Na het overlijden van Jan ben je er nog twee, drie keer naar toe geweest,
maar alles was je toen teveel en uiteindelijk ben je helemaal weggebleven.
Dat is nu al weer bijna zeven jaar geleden.
Dertig jaar is het geleden toen je voor in de kerk
met twaalf anderen belijdenis van jouw geloof aflegde.
De gedachte laat je niet meer los.
Misschien toch maar doen, gewoon weer eens naar m'n ouwe kerk terug gaan.
Me weer onder de mensen bewegen.
Zouden ze nog uit hetzelfde liedboek van vroeger zingen?
En terwijl je verder denkt..... liedboek, zingen, ja, wanneer zing ik eigenlijk nog?
Een versregel schiet je te binnen:
'Voed het oud vertrouwen weder....'
Zou het mogelijk zijn terug te vinden wat ik ben kwijt geraakt?
Je weet het nog wel, van toen, als klein meisje,
de verhalen van de goede Herder
en die van Jezus in het scheepje, toen het zo stormde op het meer.....
De gedachte die bij je rijpt om op zondag weer eens te gaan,
neemt steeds vaster vormen bij je aan.
Ik ga het gewoon doen.

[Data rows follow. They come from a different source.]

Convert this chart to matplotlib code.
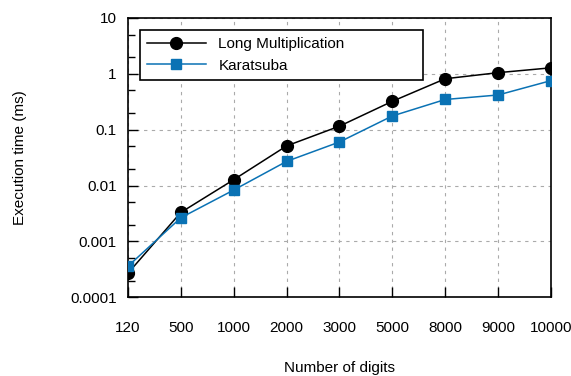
import numpy as np
import matplotlib
matplotlib.use('Agg')
import matplotlib.pyplot as plt
from matplotlib.ticker import LogLocator, FixedLocator, NullFormatter

plt.rcParams['font.family'] = ['Liberation Sans', 'DejaVu Sans']

# digit counts used for the benchmark runs
digits = ['120', '500', '1000', '2000', '3000', '5000', '8000', '9000', '10000']

# execution times in ms
long_mult = [0.00027, 0.0033, 0.0127, 0.051, 0.115, 0.32, 0.81, 1.04, 1.27]
karatsuba = [0.00036, 0.00265, 0.0083, 0.027, 0.06, 0.175, 0.345, 0.415, 0.75]

blue = '#0a72b4'

fig = plt.figure(figsize=(5.71, 3.76), dpi=100)
ax = fig.add_axes([0.224, 0.209, 0.741, 0.744])

x = np.arange(len(digits))
ax.plot(x, long_mult, color='black', lw=1.1, marker='o', markersize=8.5,
        label='Long Multiplication', zorder=3)
ax.plot(x, karatsuba, color=blue, lw=1.1, marker='s', markersize=7,
        label='Karatsuba', zorder=3)

ax.set_yscale('log')
ax.set_ylim(1e-4, 10)
ax.set_xlim(x[0], x[-1])

ax.set_xticks(x)
ax.set_xticklabels(digits)
ax.yaxis.set_major_locator(FixedLocator([1e-4, 1e-3, 1e-2, 1e-1, 1, 10]))
ax.set_yticklabels(['0.0001', '0.001', '0.01', '0.1', '1', '10'])
ax.yaxis.set_minor_locator(LogLocator(base=10, subs=[2, 5], numticks=20))
ax.yaxis.set_minor_formatter(NullFormatter())

ax.tick_params(axis='both', which='both', direction='in', labelsize=11,
               color='black', width=1.0)
ax.tick_params(axis='x', which='major', length=7, pad=17)
ax.tick_params(axis='y', which='major', length=7, pad=8)
ax.tick_params(axis='y', which='minor', length=5)

ax.grid(True, which='major', linestyle=(0, (3, 4)), color='#aaaaaa', lw=0.8)

for s in ax.spines.values():
    s.set_linewidth(1.2)
    s.set_color('black')

ax.set_xlabel('Number of digits', fontsize=11, labelpad=19)
ax.set_ylabel('Execution time (ms)', fontsize=11, labelpad=31)

leg = ax.legend(loc='upper left', bbox_to_anchor=(0.028, 0.5, 0.669, 0.455),
                mode='expand', borderaxespad=0, fontsize=11, handlelength=3.9,
                handletextpad=0.8, labelspacing=0.5, fancybox=False,
                framealpha=1, edgecolor='black', borderpad=0.45)
leg.get_frame().set_linewidth(1.2)

fig.savefig('out.png', dpi=100)
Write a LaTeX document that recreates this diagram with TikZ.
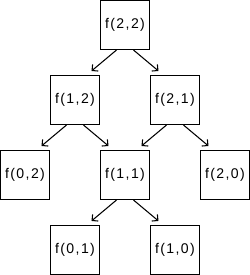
\documentclass[tikz,border=0pt]{standalone}
\usepackage{fontspec}
\setmainfont{Liberation Sans}
\newfontfamily\boxfont[LetterSpace=10]{Liberation Sans}
\usetikzlibrary{arrows.meta}

\begin{document}
\begin{tikzpicture}[
line width=0.6pt,
box/.style={draw, rectangle, minimum width=0.98cm, minimum height=0.98cm, inner sep=0pt, font=\boxfont\fontsize{8}{9}\selectfont},
arrow/.style={-{Straight Barb[length=2.5pt, width=5pt]}}
]
\useasboundingbox (0,0.5) rectangle (5,-5);

\node[box] (f22) at (2.5,0) {f(2,2)};

\node[box] (f12) at (1.5,-1.5) {f(1,2)};
\node[box] (f21) at (3.5,-1.5) {f(2,1)};

\node[box] (f02) at (0.5,-3) {f(0,2)};
\node[box] (f11) at (2.5,-3) {f(1,1)};
\node[box] (f20) at (4.5,-3) {f(2,0)};

\node[box] (f01) at (1.5,-4.5) {f(0,1)};
\node[box] (f10) at (3.5,-4.5) {f(1,0)};

\draw[arrow] ([xshift=-0.17cm]f22.south) -- ([xshift=0.33cm, yshift=0.08cm]f12.north);
\draw[arrow] ([xshift=0.17cm]f22.south) -- ([xshift=-0.33cm, yshift=0.08cm]f21.north);
\draw[arrow] ([xshift=-0.17cm]f12.south) -- ([xshift=0.33cm, yshift=0.08cm]f02.north);
\draw[arrow] ([xshift=0.17cm]f12.south) -- ([xshift=-0.33cm, yshift=0.08cm]f11.north);
\draw[arrow] ([xshift=-0.17cm]f21.south) -- ([xshift=0.33cm, yshift=0.08cm]f11.north);
\draw[arrow] ([xshift=0.17cm]f21.south) -- ([xshift=-0.33cm, yshift=0.08cm]f20.north);
\draw[arrow] ([xshift=-0.17cm]f11.south) -- ([xshift=0.33cm, yshift=0.08cm]f01.north);
\draw[arrow] ([xshift=0.17cm]f11.south) -- ([xshift=-0.33cm, yshift=0.08cm]f10.north);

\end{tikzpicture}
\end{document}
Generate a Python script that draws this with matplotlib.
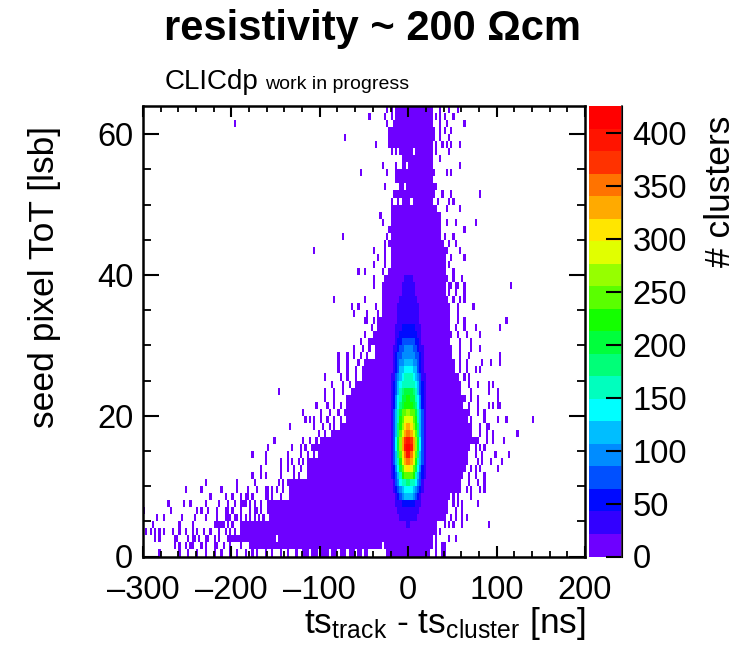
import numpy as np
import matplotlib
matplotlib.use("Agg")
import matplotlib.pyplot as plt
from matplotlib.colors import ListedColormap, BoundaryNorm
from matplotlib.ticker import MultipleLocator

plt.rcParams['font.family'] = ['Liberation Sans', 'DejaVu Sans']
plt.rcParams['mathtext.default'] = 'regular'

x_ticks = [-300, -200, -100, 0, 100, 200]
x_tick_labels = ['\u2013300', '\u2013200', '\u2013100', '0', '100', '200']
y_ticks = [0, 20, 40, 60]
z_ticks = [0, 50, 100, 150, 200, 250, 300, 350, 400]
z_max = 426
bin_ns = 2.5
n_tot = 64

# palette, bottom to top
palette = ['#6e00ff', '#3200ff', '#000aff', '#0050ff', '#008cff', '#00beff',
           '#00ffff', '#00ffbe', '#00ff78', '#00ff3c', '#14ff00', '#5aff00',
           '#96ff00', '#e1ff00', '#ffe600', '#ffaa00', '#ff7300', '#ff3200',
           '#ff1400', '#ff0000']

# edges of the filled region for each ToT row, in ns
solid_left = [-118, -179, -205, -190, -190, -156, -160, -160, -135, -134,
              -137, -115, -115, -113, -101, -109, -100, -83, -77, -69,
              -71, -69, -69, -64, -58, -51, -51, -49, -36, -37,
              -41, -38, -35, -34, -30, -30, -28, -26, -26, -24,
              -22, -20, -18, -18, -18, -18, -18, -18, -18, -18,
              -7, -17, -9, -15, -13, -7, -7, -10, -22, -22,
              -22, -17, -15, -15]
solid_right = [23, 27, 25, 30, 32, 42, 44, 44, 46, 59,
               59, 61, 63, 66, 66, 68, 78, 72, 70, 65,
               65, 61, 63, 59, 59, 55, 51, 51, 49, 49,
               47, 49, 47, 47, 47, 47, 44, 40, 40, 42,
               40, 40, 40, 40, 38, 36, 36, 36, 36, 32,
               27, 29, 32, 27, 29, 27, 27, 27, 27, 29,
               29, 27, 27, 27]

# isolated occupied bins left of the filled region, one list per ToT row
left_sparse = [
    [-281, -260, -249, -239, -230, -220, -211, -201, -194, -184, -177, -171, -162, -154, -145, -137, -126],
    [-265, -260, -252, -247, -243, -233, -228, -220, -216, -209, -201, -190],
    [-286, -282, -265, -262, -249, -245, -241, -237, -230, -226, -220, -213],
    [-296, -291, -287, -281, -277, -267, -258, -252, -245, -239, -232, -224, -215, -207, -201, -196],
    [-290, -288, -260, -243, -220, -217, -215, -212, -209, -203, -198],
    [-284, -277, -257, -242, -228, -216, -207, -204, -201, -197, -194, -190, -184, -179, -173, -169, -164],
    [-298, -270, -238, -233, -226, -216, -207, -203, -199, -190, -179, -175, -171, -167],
    [-272, -255, -246, -230, -215, -205, -196, -190, -186, -183, -179, -173, -167],
    [-225, -207, -199, -188, -184, -181, -177, -162, -158, -154, -145],
    [-251, -233, -212, -194, -181, -171, -162, -158, -154, -150, -141],
    [-229, -194, -175, -147, -141],
    [-176, -166, -162, -143, -130, -124],
    [-167, -145, -137, -130, -122],
    [-162, -145, -137, -132, -124, -118],
    [-176, -162, -137, -122, -113, -107],
    [-158, -131, -122, -117],
    [-152, -120, -111, -105],
    [-102, -94, -86],
    [-133, -107, -96, -90, -84],
    [-117, -111, -106, -98, -92, -84, -77],
    [-119, -99, -88, -79],
    [-103, -92, -84, -77],
    [-94, -83],
    [-147, -93, -83, -73],
    [-86, -73, -66],
    [-94, -77, -69, -58],
    [-79, -68, -58],
    [-79, -69, -56],
    [-79, -70, -62, -54, -46],
    [-62, -52, -45],
    [-54, -45],
    [-49],
    [-41],
    [-49, -47, -38],
    [-61, -47, -35],
    [-63, -56, -37],
    [-84, -50],
    [-30],
    [-38, -30],
    [-38, -27],
    [-57, -50, -28],
    [-38, -26],
    [-35, -26],
    [-106, -39, -26, -20],
    [-26, -22],
    [-73, -24],
    [-22],
    [-30],
    [-32],
    [],
    [-20, -11],
    [],
    [-27],
    [],
    [-54, -24],
    [-30, -13],
    [],
    [-18, -13],
    [-36],
    [-71],
    [],
    [-196, -24],
    [-44, -26, -20],
    [-24, -18],
]

# isolated occupied bins right of the filled region, one list per ToT row
right_sparse = [
    [31, 38, 42], [32, 38, 42], [32, 46, 54], [36], [40, 46, 51, 61, 90],
    [48, 53, 61, 66], [53, 61], [50, 55, 61, 78], [51, 57, 70], [65, 72, 80, 87],
    [68, 78, 87], [68, 76, 87], [70, 76, 82, 101], [78, 83, 94, 105], [76, 83, 98, 113],
    [76, 81, 87], [89, 96, 108], [81, 89, 95, 124], [81, 89, 92], [70, 86, 102, 110, 141],
    [68, 78, 86], [68, 78, 91, 95, 100, 104], [70, 78, 100], [72, 91, 100], [68, 78, 91, 95],
    [63, 68], [59, 66, 76, 81], [59, 66, 83, 94, 104], [59, 68, 104], [59, 70, 81],
    [59, 70], [55, 66, 81], [53, 64, 76, 103], [57, 63, 112], [55],
    [57, 74], [51, 59, 63], [46, 53, 63], [46, 49, 53, 57, 63, 117], [44, 50, 61],
    [51], [47], [42, 49, 64], [43, 58], [46, 54],
    [41, 50], [63], [43, 53, 76], [], [43, 59],
    [34, 46, 52], [38, 49, 81], [], [], [44, 48],
    [58], [36], [32, 46], [32, 38, 44, 48, 58], [36, 46],
    [36, 42, 49], [36, 44, 64], [30, 36, 41, 52], [36, 46, 57],
]

# empty bins inside the filled region: (ToT row, ns)
holes_tot = [0, 0, 0, 0, 0, 0, 0, 0, 0, 0, 0, 0, 0, 0, 0, 1, 1, 2, 57, 55, 52, 50]
holes_ns = [-111, -101, -88, -79, -69, -58, -51, -44, -41, -39, -36, -34, -31, -29, -26,
            -28, -30, -150, 5, -2, -5, 3]

# counts per ToT row in the central peak, from the two middle bins outwards
core_first_tot = 4
core_rows = [
    [22, 21, 20, 18, 16, 14, 12],
    [28, 26, 24, 22, 20, 16, 12],
    [38, 36, 32, 28, 24, 18, 14],
    [62, 58, 50, 40, 30, 22, 16, 12],
    [115, 108, 92, 70, 48, 30, 20, 14],
    [140, 135, 125, 105, 75, 48, 26, 18, 12],
    [175, 170, 160, 135, 100, 65, 35, 20, 14],
    [250, 240, 215, 170, 125, 80, 45, 24, 14],
    [305, 290, 255, 200, 145, 95, 55, 28, 16, 12],
    [350, 330, 285, 225, 165, 110, 65, 32, 18, 12],
    [385, 360, 310, 250, 185, 125, 72, 36, 18, 12],
    [415, 390, 335, 265, 200, 135, 78, 40, 20, 12],
    [390, 370, 320, 260, 195, 130, 78, 40, 20, 12],
    [350, 335, 295, 245, 185, 125, 75, 38, 20, 12],
    [320, 305, 275, 230, 175, 120, 72, 36, 20, 12],
    [290, 280, 255, 215, 165, 115, 70, 35, 18, 12],
    [265, 255, 235, 200, 155, 108, 65, 32, 18, 12],
    [230, 225, 210, 180, 142, 100, 60, 30, 16, 12],
    [215, 210, 195, 168, 132, 92, 55, 28, 16, 12],
    [200, 195, 180, 155, 122, 85, 50, 26, 14, 12],
    [168, 165, 155, 135, 108, 75, 45, 24, 14, 12],
    [152, 150, 140, 122, 98, 68, 40, 22, 14, 12],
    [135, 132, 125, 108, 85, 60, 35, 20, 12],
    [112, 110, 104, 90, 72, 50, 30, 18, 12],
    [105, 102, 95, 82, 65, 45, 26, 16, 12],
    [88, 86, 80, 70, 55, 38, 24, 14, 12],
    [72, 70, 66, 58, 45, 32, 20, 14, 12],
    [60, 58, 54, 48, 38, 26, 18, 12],
    [50, 48, 46, 40, 32, 24, 16, 12],
    [40, 38, 36, 32, 26, 20, 14, 12],
    [36, 35, 32, 28, 24, 18, 14, 12],
    [32, 31, 28, 25, 22, 16, 12],
    [28, 27, 26, 23, 20, 14, 12],
    [26, 25, 24, 21, 18, 12],
    [24, 23, 22, 20, 16, 12],
    [22, 22, 21, 18, 12],
    [21, 20, 18, 14, 12],
]


def to_bin(ns):
    return int(np.floor((ns + 300) / bin_ns))


x_edges = np.arange(-300, 200 + bin_ns, bin_ns)
y_edges = np.arange(0, n_tot + 1)
counts = np.zeros((n_tot, len(x_edges) - 1))

for t in range(n_tot):
    counts[t, to_bin(solid_left[t]):to_bin(solid_right[t]) + 1] = 12
    for ns in left_sparse[t] + right_sparse[t]:
        counts[t, to_bin(ns)] = 2
for t, ns in zip(holes_tot, holes_ns):
    counts[t, to_bin(ns)] = 0
mid = to_bin(0)
for i, row in enumerate(core_rows):
    t = core_first_tot + i
    for k, c in enumerate(row):
        counts[t, mid + k] = c
        counts[t, mid - 1 - k] = c

W, H = 753, 645
fig = plt.figure(figsize=(W / 100, H / 100), dpi=100)
ax = fig.add_axes([143 / W, 1 - 556.5 / H, 442 / W, 450.5 / H])
cax = fig.add_axes([588.5 / W, 1 - 556.5 / H, 33 / W, 450.5 / H])

cmap = ListedColormap(palette)
norm = BoundaryNorm(np.linspace(0, z_max, len(palette) + 1), cmap.N)
mesh = ax.pcolormesh(x_edges, y_edges, np.ma.masked_equal(counts, 0), cmap=cmap, norm=norm,
                     linewidth=0, antialiased=False)

ax.set_xlim(-300, 200)
ax.set_ylim(0, n_tot)
ax.set_xticks(x_ticks)
ax.set_xticklabels(x_tick_labels)
ax.set_yticks(y_ticks)
ax.xaxis.set_minor_locator(MultipleLocator(20))
ax.yaxis.set_minor_locator(MultipleLocator(5))
ax.tick_params(which='major', axis='x', direction='in', top=True, right=True, length=8, width=1.5,
               labelsize=23.5, pad=13)
ax.tick_params(which='major', axis='y', direction='in', top=True, right=True, length=11.5, width=1.5,
               labelsize=23.5, pad=7)
ax.tick_params(which='minor', axis='x', direction='in', top=True, length=4, width=1.3)
ax.tick_params(which='minor', axis='y', direction='in', right=True, length=5.8, width=1.3)
for s in ax.spines.values():
    s.set_linewidth(1.8)

cb = fig.colorbar(mesh, cax=cax, drawedges=False, spacing='proportional',
                  ticks=z_ticks)
cb.ax.minorticks_off()
cb.ax.tick_params(direction='in', length=11.5, width=1.5, labelsize=23.5, pad=8, right=True)
cb.outline.set_visible(False)
cax.spines['right'].set_visible(True)
cax.plot([1, 1], [0, 1], transform=cax.transAxes, color='#333333', lw=1.2, clip_on=False)

fig.text(372 / W, 1 - 29 / H, 'resistivity ~ 200 \u03a9cm', fontsize=30, fontweight='bold',
         ha='center', va='center')
fig.text(165 / W, 1 - 89 / H, 'CLICdp', fontsize=20, ha='left', va='baseline')
fig.text(265 / W, 1 - 89 / H, 'work in progress', fontsize=14, ha='left', va='baseline')
fig.text(45 / W, 1 - 277 / H, 'seed pixel ToT [lsb]', fontsize=25.5, rotation=90,
         ha='center', va='center')
fig.text(720 / W, 1 - 191 / H, '# clusters', fontsize=25.5, rotation=90, ha='center', va='center')
fig.text(586 / W, 1 - 633 / H, 'ts$_{track}$ - ts$_{cluster}$ [ns]', fontsize=25.5,
         ha='right', va='baseline')

fig.savefig('out.png', dpi=100)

Ja, echt, ik doe het.
Een andere versregel komt bij je boven:
'Maar de Heer zal uitkomst geven....'
Voelde ik me twee uren geleden nog zo somber,
een sprank van hoop overweldigt m'n ziel.
Een aarzelende zonnestraal komt m'n venster binnen vallen.
Die naargeestige deken van somberte lijkt wel te verschrompelen.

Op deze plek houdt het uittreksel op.